A Consumer Reports review on coffee taste is stupid. The consistency of brew is different in every McDonalds, as well as every Dunkin Donuts. At least DD sells so much coffee, that it doesn't sit there for 5 hours like the coffee at McDonalds can.
If the brew tasted the same all the time at each of these places, the taste results would still be subjective.
I don't believe that McD's sells premium coffee. They don't sell premium anything. They sell fast and cheap. They specialize in burgers, and does anyone believe they get a premium burger there? At least DD roasts their own beans, and their taste is pretty consistent (whether you like it or not). They spent years trying to perfect just one flavor of coffee. Coffee is their thing, and I think they've made an effort to sell a premium product.
On the other hand, just what is the Starbuck's CEO supposed to say? Should he say - "Yes, we all sell premium coffee, but ours cost more money and taste burnt"?
@COELACANTH:
Without exception to location, Starbucks pulls one of the worst shots of espresso I've had--and all the Starbucks stores are now using superauto machines so there is no 'operator' effect. There is nothing "premium" about their espresso drinks since the core component--the espresso--is horrid. They seem to be fooling you and many others by covering it up with syrup and milk and then charging you upwards of $5 for it
@Falconfire:
"See the thing here is, Starbucks NEVER in their entire history of the franchise EVER has had a decent cup of coffee.
NEVER"
Okay. Educate me. (For the record,I grind and brew my own).
Why are people mobbing these stores when they open if they have NEVER made a decent cup of coffee ? Why are they able to take this concept worldwide if they basically do a piss poor job ? I don't get it. Not flaming here-just genuinely curious how they can succeed when they can't do the basics...
How lucky am I to live in Chicago - the home of Intelligentsia AND the only location of Julius Meinl in the entire United States. In my neighborhood. Oh yes.
@Snarkysnake: Addiction? Both chemical and social?
@bdsakx: Top notes are the aromas you taste (actually, you smell them) when you first eat or drink something. They are your first impression. A lack of top notes means either the coffee used for brewing was old, or the coffee in the pot had been sitting too long. It may sound affected to you, but there is a sort of art & science to tasting.

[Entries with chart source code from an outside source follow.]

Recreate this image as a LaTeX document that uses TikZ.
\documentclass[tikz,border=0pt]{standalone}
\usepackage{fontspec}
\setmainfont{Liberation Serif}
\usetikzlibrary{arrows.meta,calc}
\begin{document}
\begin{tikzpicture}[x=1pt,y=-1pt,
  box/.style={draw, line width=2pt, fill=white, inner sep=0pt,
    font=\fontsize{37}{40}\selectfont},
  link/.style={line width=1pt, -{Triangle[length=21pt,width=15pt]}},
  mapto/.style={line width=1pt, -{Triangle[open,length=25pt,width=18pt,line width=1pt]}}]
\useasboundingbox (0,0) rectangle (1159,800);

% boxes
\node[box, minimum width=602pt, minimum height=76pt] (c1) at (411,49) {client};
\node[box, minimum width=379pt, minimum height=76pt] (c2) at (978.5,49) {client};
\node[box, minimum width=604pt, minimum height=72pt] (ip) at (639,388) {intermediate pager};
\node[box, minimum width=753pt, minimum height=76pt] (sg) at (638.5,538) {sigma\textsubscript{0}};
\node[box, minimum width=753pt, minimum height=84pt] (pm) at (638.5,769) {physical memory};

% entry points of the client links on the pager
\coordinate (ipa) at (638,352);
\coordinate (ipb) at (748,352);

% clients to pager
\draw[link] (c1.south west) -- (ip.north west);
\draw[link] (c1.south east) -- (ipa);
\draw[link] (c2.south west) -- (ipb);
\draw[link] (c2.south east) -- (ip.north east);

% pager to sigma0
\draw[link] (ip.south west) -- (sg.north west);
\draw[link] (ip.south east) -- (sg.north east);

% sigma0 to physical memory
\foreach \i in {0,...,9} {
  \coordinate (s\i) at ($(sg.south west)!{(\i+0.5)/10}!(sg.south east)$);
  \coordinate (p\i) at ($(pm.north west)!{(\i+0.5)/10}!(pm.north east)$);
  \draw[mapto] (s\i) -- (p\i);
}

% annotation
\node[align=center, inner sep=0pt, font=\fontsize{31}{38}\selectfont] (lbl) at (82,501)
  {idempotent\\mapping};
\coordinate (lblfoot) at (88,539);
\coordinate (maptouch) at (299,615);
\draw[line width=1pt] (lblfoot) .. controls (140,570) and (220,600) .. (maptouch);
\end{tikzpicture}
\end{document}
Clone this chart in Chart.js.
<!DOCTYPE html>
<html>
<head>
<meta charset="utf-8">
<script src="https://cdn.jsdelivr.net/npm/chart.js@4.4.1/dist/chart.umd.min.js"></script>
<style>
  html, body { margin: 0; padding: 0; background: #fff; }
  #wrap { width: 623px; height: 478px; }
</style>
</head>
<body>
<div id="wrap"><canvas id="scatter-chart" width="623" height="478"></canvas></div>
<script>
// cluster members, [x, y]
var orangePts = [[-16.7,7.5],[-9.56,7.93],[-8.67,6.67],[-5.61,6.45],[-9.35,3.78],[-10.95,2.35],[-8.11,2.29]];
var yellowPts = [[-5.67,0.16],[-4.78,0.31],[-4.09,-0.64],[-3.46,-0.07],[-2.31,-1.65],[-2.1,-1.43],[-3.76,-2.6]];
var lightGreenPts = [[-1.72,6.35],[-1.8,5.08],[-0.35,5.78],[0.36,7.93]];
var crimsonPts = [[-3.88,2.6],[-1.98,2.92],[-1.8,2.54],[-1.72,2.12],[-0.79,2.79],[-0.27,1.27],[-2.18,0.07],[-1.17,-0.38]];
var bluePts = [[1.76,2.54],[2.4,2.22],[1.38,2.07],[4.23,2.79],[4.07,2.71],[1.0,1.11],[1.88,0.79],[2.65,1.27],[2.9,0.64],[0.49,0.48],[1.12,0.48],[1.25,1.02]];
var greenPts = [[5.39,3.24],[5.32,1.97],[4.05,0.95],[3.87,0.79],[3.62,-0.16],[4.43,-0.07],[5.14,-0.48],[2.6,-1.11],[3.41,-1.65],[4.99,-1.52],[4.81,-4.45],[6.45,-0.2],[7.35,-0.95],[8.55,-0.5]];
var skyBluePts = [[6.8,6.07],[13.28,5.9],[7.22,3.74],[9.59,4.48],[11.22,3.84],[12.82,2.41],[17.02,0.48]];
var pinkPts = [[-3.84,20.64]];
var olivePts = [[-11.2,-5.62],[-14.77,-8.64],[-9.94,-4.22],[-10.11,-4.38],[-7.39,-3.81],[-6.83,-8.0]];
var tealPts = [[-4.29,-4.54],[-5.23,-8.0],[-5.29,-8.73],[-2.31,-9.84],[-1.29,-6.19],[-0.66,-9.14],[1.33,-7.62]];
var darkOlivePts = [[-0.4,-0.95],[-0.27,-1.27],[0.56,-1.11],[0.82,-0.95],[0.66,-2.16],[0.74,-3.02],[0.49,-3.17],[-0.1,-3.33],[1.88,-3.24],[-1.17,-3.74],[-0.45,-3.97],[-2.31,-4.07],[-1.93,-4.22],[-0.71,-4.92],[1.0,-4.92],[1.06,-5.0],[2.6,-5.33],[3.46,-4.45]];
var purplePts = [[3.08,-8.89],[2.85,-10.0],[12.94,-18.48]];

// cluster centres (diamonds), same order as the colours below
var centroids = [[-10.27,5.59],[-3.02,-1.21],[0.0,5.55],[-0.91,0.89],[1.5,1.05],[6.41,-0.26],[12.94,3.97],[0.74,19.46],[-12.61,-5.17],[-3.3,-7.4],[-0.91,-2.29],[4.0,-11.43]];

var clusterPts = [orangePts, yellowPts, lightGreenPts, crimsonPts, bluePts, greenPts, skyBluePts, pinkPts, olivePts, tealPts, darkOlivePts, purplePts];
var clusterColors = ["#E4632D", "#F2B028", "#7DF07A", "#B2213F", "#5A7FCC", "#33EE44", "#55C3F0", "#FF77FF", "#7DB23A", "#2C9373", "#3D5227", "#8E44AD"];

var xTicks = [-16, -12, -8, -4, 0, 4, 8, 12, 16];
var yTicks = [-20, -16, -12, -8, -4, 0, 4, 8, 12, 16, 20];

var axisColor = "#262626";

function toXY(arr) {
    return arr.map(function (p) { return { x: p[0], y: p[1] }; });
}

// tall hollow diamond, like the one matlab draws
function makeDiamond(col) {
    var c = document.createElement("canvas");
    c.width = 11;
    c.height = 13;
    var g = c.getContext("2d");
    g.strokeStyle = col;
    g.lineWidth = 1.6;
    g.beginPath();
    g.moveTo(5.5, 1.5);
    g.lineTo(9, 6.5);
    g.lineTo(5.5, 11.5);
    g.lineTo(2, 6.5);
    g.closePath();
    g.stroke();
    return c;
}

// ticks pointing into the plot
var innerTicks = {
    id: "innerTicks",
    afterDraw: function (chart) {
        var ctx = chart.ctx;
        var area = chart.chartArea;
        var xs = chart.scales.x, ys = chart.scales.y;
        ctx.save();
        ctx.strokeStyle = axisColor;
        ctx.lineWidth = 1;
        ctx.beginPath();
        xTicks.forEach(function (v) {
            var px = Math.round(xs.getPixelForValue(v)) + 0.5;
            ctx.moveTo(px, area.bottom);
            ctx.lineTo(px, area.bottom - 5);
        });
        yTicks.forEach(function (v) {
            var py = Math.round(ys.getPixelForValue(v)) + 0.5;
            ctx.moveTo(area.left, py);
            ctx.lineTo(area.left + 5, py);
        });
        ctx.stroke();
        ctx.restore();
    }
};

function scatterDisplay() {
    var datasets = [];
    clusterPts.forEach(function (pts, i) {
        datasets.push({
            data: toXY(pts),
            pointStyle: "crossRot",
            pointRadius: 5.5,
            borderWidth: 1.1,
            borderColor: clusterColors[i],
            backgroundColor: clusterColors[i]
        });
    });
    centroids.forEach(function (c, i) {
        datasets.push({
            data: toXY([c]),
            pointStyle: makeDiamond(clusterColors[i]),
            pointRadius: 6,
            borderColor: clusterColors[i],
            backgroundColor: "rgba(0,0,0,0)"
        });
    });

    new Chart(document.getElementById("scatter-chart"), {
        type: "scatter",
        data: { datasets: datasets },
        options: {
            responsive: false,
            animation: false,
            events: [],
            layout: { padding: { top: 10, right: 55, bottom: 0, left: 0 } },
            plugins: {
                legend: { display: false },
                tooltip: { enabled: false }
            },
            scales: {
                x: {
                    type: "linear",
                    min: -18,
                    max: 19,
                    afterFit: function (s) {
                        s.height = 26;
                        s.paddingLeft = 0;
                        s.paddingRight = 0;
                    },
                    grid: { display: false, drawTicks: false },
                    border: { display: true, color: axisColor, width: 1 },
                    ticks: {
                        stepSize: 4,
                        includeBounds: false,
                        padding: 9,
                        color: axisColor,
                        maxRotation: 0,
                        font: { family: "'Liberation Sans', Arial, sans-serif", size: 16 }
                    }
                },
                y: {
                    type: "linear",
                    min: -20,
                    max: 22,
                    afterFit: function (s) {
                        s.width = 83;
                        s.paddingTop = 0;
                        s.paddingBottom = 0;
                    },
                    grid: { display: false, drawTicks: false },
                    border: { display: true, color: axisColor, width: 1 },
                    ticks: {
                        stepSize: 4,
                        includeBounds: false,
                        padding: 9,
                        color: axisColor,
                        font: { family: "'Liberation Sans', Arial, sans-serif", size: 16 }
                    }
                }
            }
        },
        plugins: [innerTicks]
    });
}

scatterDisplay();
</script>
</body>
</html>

Since we're all riffing on our coffee opinions here, I'll add my own. I discovered that latin coffee brands, usually espresso ground, make great coffee. My favorite brands are La Llave and Yocono, and they're priced about the same as regular grocery coffee brands--$3 a package. You might be able to find them in a local grocery or ethnic market. If not, they can be ordered online. I'm too lazy to grind my own beans--it has to taste decent out of the bag.

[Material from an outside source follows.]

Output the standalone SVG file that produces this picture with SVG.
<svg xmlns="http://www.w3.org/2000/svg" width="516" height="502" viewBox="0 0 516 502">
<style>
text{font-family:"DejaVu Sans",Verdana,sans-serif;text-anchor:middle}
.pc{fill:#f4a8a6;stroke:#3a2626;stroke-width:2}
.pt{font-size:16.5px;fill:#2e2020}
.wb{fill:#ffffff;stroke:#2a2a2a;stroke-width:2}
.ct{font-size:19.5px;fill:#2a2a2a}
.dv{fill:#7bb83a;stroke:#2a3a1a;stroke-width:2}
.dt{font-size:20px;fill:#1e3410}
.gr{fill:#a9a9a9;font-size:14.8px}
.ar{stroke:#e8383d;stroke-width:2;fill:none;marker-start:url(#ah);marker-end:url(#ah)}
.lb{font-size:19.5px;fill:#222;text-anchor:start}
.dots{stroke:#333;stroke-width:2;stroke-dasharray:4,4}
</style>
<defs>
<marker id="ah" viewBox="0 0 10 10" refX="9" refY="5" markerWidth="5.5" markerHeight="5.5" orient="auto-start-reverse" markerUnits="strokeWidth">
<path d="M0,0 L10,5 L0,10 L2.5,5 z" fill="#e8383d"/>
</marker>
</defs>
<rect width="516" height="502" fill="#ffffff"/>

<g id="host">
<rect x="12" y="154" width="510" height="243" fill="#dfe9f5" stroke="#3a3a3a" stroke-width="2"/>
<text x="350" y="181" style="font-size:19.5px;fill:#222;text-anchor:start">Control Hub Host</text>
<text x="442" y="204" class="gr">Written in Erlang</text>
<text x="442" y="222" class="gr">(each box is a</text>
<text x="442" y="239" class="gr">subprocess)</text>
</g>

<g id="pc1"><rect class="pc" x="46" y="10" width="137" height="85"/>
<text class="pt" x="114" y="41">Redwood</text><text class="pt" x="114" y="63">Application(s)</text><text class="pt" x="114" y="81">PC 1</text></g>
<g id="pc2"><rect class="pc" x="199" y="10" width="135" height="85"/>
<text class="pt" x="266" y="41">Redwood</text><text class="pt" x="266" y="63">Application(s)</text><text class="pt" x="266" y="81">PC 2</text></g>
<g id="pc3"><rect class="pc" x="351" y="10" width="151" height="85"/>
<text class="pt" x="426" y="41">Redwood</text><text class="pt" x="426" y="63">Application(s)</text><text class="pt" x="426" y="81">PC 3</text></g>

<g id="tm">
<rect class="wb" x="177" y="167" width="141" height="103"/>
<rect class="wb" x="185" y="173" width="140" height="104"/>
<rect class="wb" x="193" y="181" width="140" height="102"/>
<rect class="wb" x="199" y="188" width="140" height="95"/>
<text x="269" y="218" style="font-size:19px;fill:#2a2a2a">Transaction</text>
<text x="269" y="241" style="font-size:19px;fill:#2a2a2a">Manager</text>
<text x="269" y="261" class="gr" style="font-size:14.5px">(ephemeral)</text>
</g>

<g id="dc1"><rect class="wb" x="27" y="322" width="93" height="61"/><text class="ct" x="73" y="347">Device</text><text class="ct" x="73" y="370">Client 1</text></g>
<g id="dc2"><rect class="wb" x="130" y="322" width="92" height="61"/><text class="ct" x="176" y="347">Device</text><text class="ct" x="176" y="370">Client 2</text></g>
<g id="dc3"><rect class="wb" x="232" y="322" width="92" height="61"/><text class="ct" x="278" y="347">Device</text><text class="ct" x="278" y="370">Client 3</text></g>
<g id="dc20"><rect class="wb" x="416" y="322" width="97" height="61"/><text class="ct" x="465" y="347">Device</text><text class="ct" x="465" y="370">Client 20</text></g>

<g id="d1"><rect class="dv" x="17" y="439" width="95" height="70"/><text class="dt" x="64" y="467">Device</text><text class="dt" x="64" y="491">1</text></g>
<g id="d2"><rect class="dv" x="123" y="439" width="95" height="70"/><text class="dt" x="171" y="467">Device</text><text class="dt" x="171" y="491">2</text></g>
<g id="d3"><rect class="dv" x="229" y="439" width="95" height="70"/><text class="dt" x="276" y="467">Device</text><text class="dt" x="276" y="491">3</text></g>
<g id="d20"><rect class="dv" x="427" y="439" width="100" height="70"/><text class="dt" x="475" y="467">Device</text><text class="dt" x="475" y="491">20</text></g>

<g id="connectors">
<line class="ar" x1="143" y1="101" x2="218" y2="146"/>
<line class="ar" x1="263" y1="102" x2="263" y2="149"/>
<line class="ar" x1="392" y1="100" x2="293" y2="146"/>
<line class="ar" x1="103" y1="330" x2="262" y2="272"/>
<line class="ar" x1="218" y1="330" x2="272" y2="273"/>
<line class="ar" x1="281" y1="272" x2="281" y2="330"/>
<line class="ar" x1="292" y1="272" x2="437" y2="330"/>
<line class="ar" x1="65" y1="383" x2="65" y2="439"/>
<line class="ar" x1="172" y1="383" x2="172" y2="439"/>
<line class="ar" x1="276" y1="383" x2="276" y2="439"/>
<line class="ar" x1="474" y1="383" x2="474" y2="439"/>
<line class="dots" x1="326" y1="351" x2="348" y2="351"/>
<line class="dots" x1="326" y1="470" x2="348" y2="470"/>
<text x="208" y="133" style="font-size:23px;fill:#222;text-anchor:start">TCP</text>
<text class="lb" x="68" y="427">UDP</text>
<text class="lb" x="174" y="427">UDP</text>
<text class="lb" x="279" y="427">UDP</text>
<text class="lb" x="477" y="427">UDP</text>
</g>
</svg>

As somebody else said, Peet's is great coffee, but rather hard to find, and expensive to order. Dunkin Donuts is good, and they have always paid attention to how they make coffee--measuring the coffee, checking water temps, making it fresh after a certain period. After many years, a couple months ago I had a cup of DD, and was surprised at how good it was.

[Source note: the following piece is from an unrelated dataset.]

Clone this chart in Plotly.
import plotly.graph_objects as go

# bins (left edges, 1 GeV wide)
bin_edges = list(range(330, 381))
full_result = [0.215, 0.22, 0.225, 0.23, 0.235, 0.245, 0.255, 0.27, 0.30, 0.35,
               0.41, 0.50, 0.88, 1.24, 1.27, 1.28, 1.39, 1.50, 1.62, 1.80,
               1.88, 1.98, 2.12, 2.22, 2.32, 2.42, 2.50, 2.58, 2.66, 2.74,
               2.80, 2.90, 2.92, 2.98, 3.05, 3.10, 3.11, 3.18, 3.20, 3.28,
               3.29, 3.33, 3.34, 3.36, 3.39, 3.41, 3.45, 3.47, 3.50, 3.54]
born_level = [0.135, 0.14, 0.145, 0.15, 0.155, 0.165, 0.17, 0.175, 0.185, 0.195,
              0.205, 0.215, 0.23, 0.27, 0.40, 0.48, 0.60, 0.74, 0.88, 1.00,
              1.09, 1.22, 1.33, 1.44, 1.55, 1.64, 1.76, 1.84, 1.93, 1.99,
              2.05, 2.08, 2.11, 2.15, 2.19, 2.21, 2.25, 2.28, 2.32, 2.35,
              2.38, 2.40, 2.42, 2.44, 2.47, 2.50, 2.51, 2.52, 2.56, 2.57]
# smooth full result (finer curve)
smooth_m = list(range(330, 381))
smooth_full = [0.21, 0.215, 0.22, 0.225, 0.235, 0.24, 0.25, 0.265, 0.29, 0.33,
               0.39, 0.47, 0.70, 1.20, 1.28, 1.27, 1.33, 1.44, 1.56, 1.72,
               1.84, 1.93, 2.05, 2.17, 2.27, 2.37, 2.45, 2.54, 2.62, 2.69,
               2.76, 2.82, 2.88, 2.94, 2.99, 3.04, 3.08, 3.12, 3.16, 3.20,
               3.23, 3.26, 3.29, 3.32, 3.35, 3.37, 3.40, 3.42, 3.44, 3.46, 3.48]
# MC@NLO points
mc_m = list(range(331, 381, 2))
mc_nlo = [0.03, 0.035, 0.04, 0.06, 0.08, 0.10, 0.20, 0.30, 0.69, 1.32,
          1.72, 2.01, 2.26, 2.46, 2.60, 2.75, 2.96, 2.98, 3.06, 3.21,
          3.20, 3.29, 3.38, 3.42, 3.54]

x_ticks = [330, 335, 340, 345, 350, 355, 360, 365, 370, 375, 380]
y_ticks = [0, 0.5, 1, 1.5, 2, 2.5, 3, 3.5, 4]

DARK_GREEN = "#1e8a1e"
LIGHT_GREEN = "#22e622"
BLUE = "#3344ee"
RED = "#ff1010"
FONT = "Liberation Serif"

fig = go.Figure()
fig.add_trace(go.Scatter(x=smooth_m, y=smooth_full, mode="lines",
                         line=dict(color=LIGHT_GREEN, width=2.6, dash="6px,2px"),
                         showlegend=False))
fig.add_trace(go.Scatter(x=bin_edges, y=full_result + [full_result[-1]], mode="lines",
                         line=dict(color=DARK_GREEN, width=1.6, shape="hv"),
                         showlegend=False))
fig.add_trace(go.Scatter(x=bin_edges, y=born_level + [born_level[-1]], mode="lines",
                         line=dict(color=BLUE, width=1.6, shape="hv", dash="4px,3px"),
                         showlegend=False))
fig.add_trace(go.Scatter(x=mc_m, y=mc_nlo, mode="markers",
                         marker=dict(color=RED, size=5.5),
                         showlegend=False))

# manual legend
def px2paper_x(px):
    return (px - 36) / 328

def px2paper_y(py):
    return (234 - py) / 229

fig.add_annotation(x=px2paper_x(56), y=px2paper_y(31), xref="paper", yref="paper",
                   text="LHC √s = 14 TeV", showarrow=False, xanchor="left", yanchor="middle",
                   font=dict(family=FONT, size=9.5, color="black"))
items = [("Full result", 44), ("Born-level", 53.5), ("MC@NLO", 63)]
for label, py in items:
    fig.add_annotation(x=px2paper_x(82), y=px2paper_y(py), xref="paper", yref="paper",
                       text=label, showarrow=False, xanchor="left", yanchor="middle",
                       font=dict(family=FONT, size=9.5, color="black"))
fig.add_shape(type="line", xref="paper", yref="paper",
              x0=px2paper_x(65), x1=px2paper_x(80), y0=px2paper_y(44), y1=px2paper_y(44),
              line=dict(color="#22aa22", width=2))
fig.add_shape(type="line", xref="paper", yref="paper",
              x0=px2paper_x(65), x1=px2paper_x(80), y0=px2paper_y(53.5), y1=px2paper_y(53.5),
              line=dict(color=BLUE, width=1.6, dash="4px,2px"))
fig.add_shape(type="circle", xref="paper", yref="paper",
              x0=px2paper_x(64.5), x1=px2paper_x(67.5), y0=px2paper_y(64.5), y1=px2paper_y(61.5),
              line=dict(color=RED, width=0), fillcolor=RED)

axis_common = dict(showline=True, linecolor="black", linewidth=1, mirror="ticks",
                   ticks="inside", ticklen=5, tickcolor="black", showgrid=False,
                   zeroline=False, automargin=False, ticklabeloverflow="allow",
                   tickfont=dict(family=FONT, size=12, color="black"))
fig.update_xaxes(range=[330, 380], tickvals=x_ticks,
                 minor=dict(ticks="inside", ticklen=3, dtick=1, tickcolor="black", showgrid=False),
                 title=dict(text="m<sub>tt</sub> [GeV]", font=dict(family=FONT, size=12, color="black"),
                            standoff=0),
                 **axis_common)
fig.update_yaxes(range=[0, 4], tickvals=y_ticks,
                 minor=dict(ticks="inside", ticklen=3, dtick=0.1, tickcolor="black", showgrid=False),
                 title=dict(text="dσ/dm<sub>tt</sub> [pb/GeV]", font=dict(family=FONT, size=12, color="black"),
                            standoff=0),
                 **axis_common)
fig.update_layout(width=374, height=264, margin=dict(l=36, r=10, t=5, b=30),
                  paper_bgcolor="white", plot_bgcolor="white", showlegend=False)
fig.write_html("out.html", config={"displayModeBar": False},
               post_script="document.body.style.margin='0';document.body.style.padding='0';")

@Daniels: When I was in hotel management school, I did a cost analysis of our coffee--basically supplies and labor. It came to about 2¼¢ a cup. This was in 1990. Even if you quintuple that, you can see that selling cups of coffee is a great way to make money. You may think you're getting ripped off. But you have to consider that a coffee shop has to pay the bills selling cups of coffee, one at a time, so a high markup is necessary for a cafe.
@thirdbase:
Speak for yourself. I've been in a Starbuck once, and that was because I wanted tea.